しかしながら、そのシナリオに到達する前に、ドル円と日経平均は上昇のための最後の機会を与えられることになる。それは米国の利上げと今回の消費増税再延期である。

先ずはより重要な米国利上げから考えよう。アメリカ経済は量的緩和というエンジンを失ったことにより既に減速が始まっている。

先進国では比較的に堅調とされているアメリカ経済でさえ、金融緩和なしには成長が維持できない状態にあるのである。これは先進国経済が人口動態や生活習慣の変化などにより慢性的な需要不足に陥っているからである。経済学者のラリー・サマーズ氏らはこの状態を長期停滞と名付け、警告を発し続けてきた。

しかしそれでも米国の中央銀行であるFed(連邦準備制度)は株式市場が許す限り利上げを行いたい考えだろう。アメリカは少なくとも量的緩和の危険性に気付いている。だから日本やユーロ圏が大規模な緩和を維持している内に、自分だけは先にゼロ金利から抜け出したいと願っているのである。

しかし彼らの望みも虚しく利上げは失敗する。著名投資家のジム・ロジャーズ氏は利上げの限界は3度か4度だろうと述べていたが、わたしもその程度だろうと思う。それ以上は金融市場も実体経済も耐えられないだろう。数回の利上げで政策金利が1%前後となれば、アメリカ経済はリセッションに陥り、米国株は暴落、アメリカは金融緩和を再開せざるを得なくなり、ドルの暴落が始まるのである。

世界同時株安と日本株

アメリカが量的緩和再開にまで追い込まれれば、ドル円は80円台まで逆戻りとなる。そうなれば世界の金融市場で一番ダメージが大きいのは、世界同時株安とドル円暴落の両方の影響を受ける日本株である。だから日本株を空売りするのである。

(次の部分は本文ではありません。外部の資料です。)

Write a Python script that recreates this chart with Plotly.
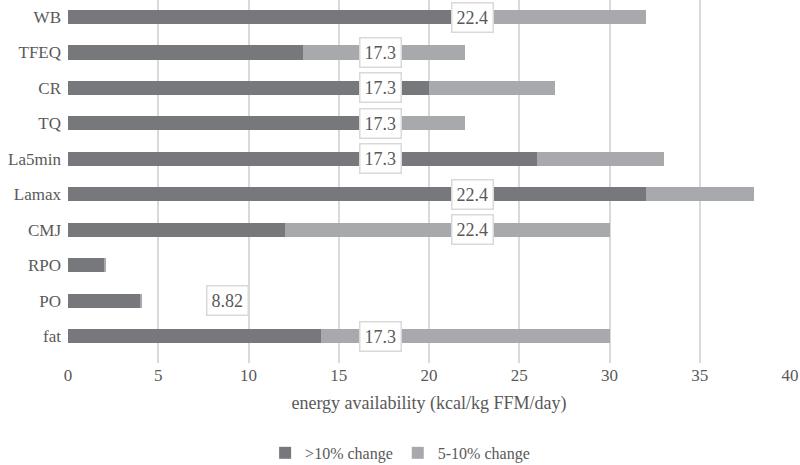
import plotly.graph_objects as go

# ── Data ──────────────────────────────────────────────────────────────────────
CATEGORIES = ["WB", "TFEQ", "CR", "TQ", "La5min", "Lamax", "CMJ", "RPO", "PO", "fat"]
OVER_10    = [22, 13, 20, 17, 26, 32, 12, 2, 4, 14]          # >10% change
FIVE_TEN   = [10, 9, 7, 5, 7, 6, 18, 0.1, 0.1, 16]           # 5-10% change (stacked)
LABEL_CATS = ["WB", "TFEQ", "CR", "TQ", "La5min", "Lamax", "CMJ", "PO", "fat"]
LABEL_VALS = [22.4, 17.3, 17.3, 17.3, 17.3, 22.4, 22.4, 8.82, 17.3]
X_TICKS    = [0, 5, 10, 15, 20, 25, 30, 35, 40]

# ── Style ─────────────────────────────────────────────────────────────────────
DARK  = "#77787c"
LIGHT = "#a8a9ad"
GRID  = "#d9d9d9"
TEXT  = "#595959"
FONT  = "Times New Roman, Liberation Serif, DejaVu Serif, serif"

fig = go.Figure()
fig.add_trace(go.Bar(y=CATEGORIES, x=OVER_10, orientation="h", name=">10% change",
                     marker=dict(color=DARK, line=dict(width=0))))
fig.add_trace(go.Bar(y=CATEGORIES, x=FIVE_TEN, orientation="h", name="5-10% change",
                     marker=dict(color=LIGHT, line=dict(width=0))))

for cat, val in zip(LABEL_CATS, LABEL_VALS):
    fig.add_annotation(x=val, y=cat, text=f"{val:g}", showarrow=False,
                       font=dict(family=FONT, size=18, color=TEXT),
                       bgcolor="white", bordercolor=GRID, borderwidth=1.5, borderpad=4)

fig.update_layout(
    barmode="stack",
    bargap=0.6,
    width=800, height=465,
    paper_bgcolor="white", plot_bgcolor="white",
    font=dict(family=FONT, color=TEXT, size=17),
    margin=dict(l=68, r=10, t=0, b=102),
    xaxis=dict(range=[0, 40], tickvals=X_TICKS, showgrid=True, gridcolor=GRID, gridwidth=1.5,
               zeroline=False, showline=False, ticks="", automargin=False,
               title=dict(text="energy availability (kcal/kg FFM/day)", font=dict(size=18), standoff=12)),
    yaxis=dict(categoryorder="array", categoryarray=CATEGORIES[::-1], range=[-0.76, 9.48],
               showgrid=False, showline=False, ticks="", ticklabelstandoff=6, automargin=False),
    legend=dict(orientation="h", x=0.46, xanchor="center", yref="container", y=0.026, yanchor="middle",
                font=dict(size=16), traceorder="normal", itemwidth=30),
)

# page body has a default 8px margin; drop it so the figure sits at the corner
fig.write_html("out.html", config={"displayModeBar": False},
               post_script="document.body.style.margin='0';")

しかし、それらのシナリオが実現するまでの間、Fedは利上げを行おうとし、それまでの間はドル高トレンドが再開する可能性がある。そうなれば、売り方にとっては非常にありがたいことに、暴落前に日経平均が一時的な上昇を見せる可能性がある。そう望んでいた矢先に安倍首相が消費増税の再延期まで決めてくれるのだから、これ以上の機会は有り得ないだろう。

消費増税の再延期の日本経済への影響

2017年の消費増税という選択肢が論外であることに議論の余地はない。もしそれが強行されれば日本経済は恒常的なリセッション入りとなるだろう。しかしそれを延期したとしても日本経済の命運は一切変わることはない。アベノミクスの成果はほとんどドル円上昇だけなのであり、それが逆流する以上、日本経済もアベノミクス前まで逆戻りである。

日本政府が逆に消費減税でも行う気になれば話は別だが、財務省と経団連が居る限り、日本にとって最良の経済政策は決して実行されることはない。以下の記事で詳細に述べた通りである。

恐らくは戦後最大の金融危機が始まりつつある。投資家は大いに覚悟を決めておくべきだろう。